Omit the pictures and print exactly the lines of the listing below, starting at the first and ending at the line containing "A_T47D_err = [4, 5, 9, 9, 5, 4]".

──────

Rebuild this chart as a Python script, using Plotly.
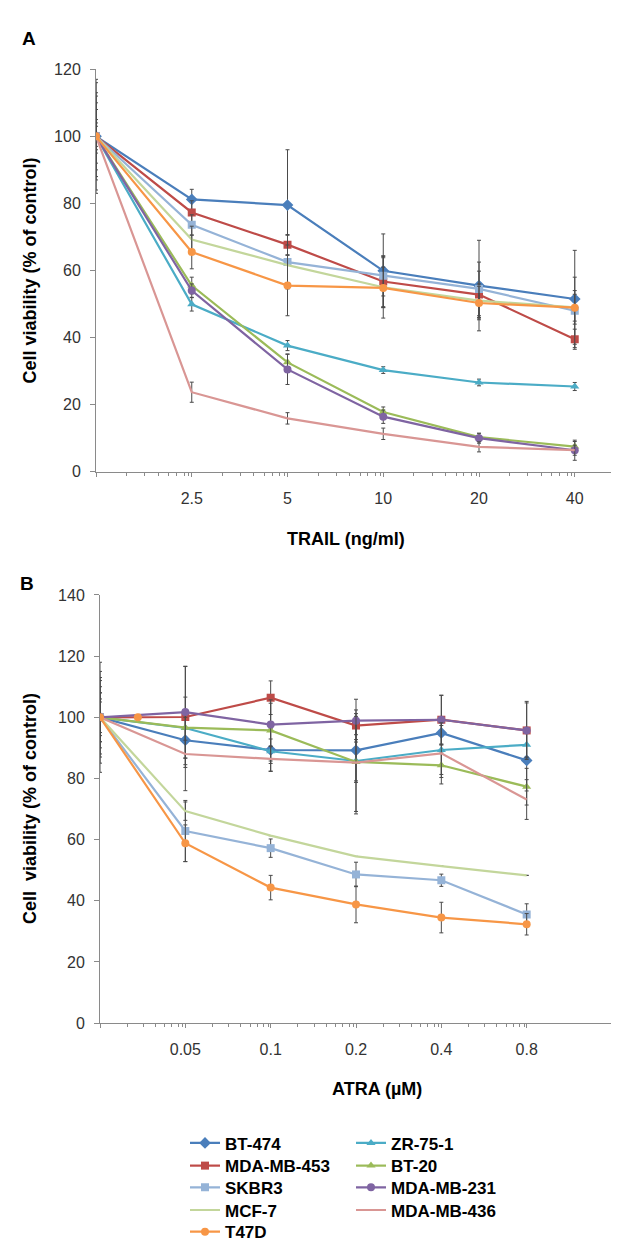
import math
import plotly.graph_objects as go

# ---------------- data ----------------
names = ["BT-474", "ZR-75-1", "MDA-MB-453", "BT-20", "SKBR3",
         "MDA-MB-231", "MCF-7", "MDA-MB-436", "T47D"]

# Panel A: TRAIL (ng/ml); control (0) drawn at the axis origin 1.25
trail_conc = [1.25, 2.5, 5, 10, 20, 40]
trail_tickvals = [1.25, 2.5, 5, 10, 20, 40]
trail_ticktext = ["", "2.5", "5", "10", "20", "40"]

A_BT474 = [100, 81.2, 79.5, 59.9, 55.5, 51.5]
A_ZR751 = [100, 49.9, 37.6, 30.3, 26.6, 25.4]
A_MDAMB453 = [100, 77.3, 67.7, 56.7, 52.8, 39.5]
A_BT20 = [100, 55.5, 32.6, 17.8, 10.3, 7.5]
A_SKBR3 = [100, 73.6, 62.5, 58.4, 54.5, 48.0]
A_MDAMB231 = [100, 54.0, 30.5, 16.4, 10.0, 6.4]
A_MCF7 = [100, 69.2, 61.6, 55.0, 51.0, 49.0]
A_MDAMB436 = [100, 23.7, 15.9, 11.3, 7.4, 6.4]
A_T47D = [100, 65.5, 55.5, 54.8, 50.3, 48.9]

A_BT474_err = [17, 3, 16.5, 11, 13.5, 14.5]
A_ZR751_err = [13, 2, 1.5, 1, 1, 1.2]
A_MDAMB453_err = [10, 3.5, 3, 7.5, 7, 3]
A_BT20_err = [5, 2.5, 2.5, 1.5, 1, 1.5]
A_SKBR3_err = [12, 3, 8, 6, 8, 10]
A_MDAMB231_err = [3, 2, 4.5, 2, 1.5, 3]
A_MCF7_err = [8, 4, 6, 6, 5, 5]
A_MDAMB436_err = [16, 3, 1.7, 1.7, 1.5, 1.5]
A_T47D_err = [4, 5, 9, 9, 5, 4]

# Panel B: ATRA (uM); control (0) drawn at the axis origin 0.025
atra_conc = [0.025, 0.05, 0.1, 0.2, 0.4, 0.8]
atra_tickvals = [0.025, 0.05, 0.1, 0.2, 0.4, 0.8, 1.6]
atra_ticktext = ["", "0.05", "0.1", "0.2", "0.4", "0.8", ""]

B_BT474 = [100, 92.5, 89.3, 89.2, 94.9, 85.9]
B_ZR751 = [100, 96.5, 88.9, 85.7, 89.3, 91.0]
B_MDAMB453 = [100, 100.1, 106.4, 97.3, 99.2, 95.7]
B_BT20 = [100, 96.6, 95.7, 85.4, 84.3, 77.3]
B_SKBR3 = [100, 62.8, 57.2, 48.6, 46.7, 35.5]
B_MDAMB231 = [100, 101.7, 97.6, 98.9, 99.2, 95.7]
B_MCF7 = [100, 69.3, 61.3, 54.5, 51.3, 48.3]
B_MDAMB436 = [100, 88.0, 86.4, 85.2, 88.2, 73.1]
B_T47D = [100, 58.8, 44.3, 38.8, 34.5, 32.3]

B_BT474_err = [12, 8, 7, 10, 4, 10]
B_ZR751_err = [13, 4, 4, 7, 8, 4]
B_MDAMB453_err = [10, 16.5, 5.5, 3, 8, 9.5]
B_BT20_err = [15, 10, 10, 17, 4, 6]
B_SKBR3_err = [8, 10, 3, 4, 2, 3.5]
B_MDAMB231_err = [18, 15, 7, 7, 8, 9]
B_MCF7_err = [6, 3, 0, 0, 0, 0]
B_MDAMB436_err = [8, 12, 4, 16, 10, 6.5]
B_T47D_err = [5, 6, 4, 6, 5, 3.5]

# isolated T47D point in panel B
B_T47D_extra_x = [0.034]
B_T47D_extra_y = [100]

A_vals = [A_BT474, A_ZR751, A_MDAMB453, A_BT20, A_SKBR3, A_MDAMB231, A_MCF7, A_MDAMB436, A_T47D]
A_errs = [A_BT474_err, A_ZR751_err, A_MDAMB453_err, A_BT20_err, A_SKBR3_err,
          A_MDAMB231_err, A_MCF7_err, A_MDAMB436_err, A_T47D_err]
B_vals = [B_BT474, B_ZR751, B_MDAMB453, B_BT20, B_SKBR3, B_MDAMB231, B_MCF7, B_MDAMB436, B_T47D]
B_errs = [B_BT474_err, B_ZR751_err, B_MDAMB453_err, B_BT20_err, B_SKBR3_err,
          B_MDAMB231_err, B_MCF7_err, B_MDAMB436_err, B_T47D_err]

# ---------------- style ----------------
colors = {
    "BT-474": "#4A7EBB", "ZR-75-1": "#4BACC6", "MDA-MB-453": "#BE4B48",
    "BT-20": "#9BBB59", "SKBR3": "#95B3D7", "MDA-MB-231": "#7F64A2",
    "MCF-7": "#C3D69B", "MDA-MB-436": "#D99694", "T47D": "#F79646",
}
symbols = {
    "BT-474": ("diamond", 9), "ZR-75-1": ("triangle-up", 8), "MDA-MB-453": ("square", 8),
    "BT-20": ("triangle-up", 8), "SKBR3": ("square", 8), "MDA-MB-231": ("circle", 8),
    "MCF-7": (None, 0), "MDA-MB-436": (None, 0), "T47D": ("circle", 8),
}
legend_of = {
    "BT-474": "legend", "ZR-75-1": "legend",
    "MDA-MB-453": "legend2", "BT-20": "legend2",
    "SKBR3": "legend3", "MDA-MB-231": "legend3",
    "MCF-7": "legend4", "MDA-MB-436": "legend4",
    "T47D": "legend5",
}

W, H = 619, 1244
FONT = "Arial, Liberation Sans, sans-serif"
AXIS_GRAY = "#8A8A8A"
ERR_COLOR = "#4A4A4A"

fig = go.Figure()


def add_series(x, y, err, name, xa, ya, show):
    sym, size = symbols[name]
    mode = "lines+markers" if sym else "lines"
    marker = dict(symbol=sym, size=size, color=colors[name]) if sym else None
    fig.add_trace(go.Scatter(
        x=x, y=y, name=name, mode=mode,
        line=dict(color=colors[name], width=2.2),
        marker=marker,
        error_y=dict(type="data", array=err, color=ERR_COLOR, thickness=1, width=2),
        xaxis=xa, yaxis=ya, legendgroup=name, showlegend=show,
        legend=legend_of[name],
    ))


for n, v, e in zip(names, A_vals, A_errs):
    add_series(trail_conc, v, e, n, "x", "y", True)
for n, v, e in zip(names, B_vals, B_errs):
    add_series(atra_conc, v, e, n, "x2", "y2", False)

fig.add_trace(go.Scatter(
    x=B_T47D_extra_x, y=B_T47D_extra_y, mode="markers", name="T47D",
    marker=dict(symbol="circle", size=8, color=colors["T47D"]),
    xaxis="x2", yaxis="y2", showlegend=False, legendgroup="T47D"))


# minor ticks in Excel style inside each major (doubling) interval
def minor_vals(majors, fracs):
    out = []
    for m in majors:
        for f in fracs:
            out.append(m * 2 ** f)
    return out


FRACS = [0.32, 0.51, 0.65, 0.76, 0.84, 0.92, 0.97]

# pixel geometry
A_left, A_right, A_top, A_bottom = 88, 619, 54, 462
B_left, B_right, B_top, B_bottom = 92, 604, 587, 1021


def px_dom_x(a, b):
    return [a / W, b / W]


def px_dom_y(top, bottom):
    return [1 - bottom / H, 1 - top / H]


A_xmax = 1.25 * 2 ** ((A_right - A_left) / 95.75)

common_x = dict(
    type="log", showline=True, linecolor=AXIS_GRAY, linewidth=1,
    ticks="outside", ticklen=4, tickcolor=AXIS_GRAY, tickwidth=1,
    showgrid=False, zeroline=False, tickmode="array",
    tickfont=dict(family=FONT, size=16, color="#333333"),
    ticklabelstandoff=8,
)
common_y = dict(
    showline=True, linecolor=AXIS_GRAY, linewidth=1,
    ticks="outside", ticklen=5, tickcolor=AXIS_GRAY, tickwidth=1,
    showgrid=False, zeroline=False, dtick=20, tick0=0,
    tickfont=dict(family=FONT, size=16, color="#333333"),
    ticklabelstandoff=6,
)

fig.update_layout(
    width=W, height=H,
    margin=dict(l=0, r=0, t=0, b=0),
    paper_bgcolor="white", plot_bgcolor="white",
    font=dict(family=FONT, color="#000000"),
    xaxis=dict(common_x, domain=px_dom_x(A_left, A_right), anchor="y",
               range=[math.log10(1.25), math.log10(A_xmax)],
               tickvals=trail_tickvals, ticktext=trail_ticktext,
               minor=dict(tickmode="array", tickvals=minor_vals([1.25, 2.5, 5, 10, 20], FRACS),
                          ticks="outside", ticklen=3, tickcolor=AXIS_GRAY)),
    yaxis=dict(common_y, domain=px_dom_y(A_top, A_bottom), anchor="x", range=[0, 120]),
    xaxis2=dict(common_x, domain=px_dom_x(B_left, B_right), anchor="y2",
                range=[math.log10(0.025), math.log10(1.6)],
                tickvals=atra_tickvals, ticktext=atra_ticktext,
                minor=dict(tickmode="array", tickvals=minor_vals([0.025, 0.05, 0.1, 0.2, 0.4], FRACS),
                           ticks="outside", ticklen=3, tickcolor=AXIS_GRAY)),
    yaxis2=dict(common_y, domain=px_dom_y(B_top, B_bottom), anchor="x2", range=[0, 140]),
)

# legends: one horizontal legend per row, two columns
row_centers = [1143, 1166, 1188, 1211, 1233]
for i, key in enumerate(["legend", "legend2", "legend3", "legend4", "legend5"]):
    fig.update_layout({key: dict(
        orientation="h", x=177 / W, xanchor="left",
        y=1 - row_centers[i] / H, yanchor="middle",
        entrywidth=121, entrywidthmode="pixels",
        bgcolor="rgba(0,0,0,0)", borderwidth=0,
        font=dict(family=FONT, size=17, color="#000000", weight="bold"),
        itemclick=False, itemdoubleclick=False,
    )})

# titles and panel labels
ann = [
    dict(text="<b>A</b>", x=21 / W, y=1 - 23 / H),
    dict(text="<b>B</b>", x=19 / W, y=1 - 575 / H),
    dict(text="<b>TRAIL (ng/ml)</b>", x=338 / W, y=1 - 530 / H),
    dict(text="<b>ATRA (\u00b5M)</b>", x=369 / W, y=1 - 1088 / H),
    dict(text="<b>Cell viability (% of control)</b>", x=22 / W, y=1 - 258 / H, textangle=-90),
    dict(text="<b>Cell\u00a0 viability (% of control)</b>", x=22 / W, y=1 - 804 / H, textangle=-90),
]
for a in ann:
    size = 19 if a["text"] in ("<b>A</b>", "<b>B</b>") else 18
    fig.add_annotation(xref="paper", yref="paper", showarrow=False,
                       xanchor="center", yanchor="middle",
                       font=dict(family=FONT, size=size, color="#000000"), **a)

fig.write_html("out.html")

──────

Output for this task:
Rebuild this chart as a Python script, using Plotly.
import math
import plotly.graph_objects as go

# ---------------- data ----------------
names = ["BT-474", "ZR-75-1", "MDA-MB-453", "BT-20", "SKBR3",
         "MDA-MB-231", "MCF-7", "MDA-MB-436", "T47D"]

# Panel A: TRAIL (ng/ml); control (0) drawn at the axis origin 1.25
trail_conc = [1.25, 2.5, 5, 10, 20, 40]
trail_tickvals = [1.25, 2.5, 5, 10, 20, 40]
trail_ticktext = ["", "2.5", "5", "10", "20", "40"]

A_BT474 = [100, 81.2, 79.5, 59.9, 55.5, 51.5]
A_ZR751 = [100, 49.9, 37.6, 30.3, 26.6, 25.4]
A_MDAMB453 = [100, 77.3, 67.7, 56.7, 52.8, 39.5]
A_BT20 = [100, 55.5, 32.6, 17.8, 10.3, 7.5]
A_SKBR3 = [100, 73.6, 62.5, 58.4, 54.5, 48.0]
A_MDAMB231 = [100, 54.0, 30.5, 16.4, 10.0, 6.4]
A_MCF7 = [100, 69.2, 61.6, 55.0, 51.0, 49.0]
A_MDAMB436 = [100, 23.7, 15.9, 11.3, 7.4, 6.4]
A_T47D = [100, 65.5, 55.5, 54.8, 50.3, 48.9]

A_BT474_err = [17, 3, 16.5, 11, 13.5, 14.5]
A_ZR751_err = [13, 2, 1.5, 1, 1, 1.2]
A_MDAMB453_err = [10, 3.5, 3, 7.5, 7, 3]
A_BT20_err = [5, 2.5, 2.5, 1.5, 1, 1.5]
A_SKBR3_err = [12, 3, 8, 6, 8, 10]
A_MDAMB231_err = [3, 2, 4.5, 2, 1.5, 3]
A_MCF7_err = [8, 4, 6, 6, 5, 5]
A_MDAMB436_err = [16, 3, 1.7, 1.7, 1.5, 1.5]
A_T47D_err = [4, 5, 9, 9, 5, 4]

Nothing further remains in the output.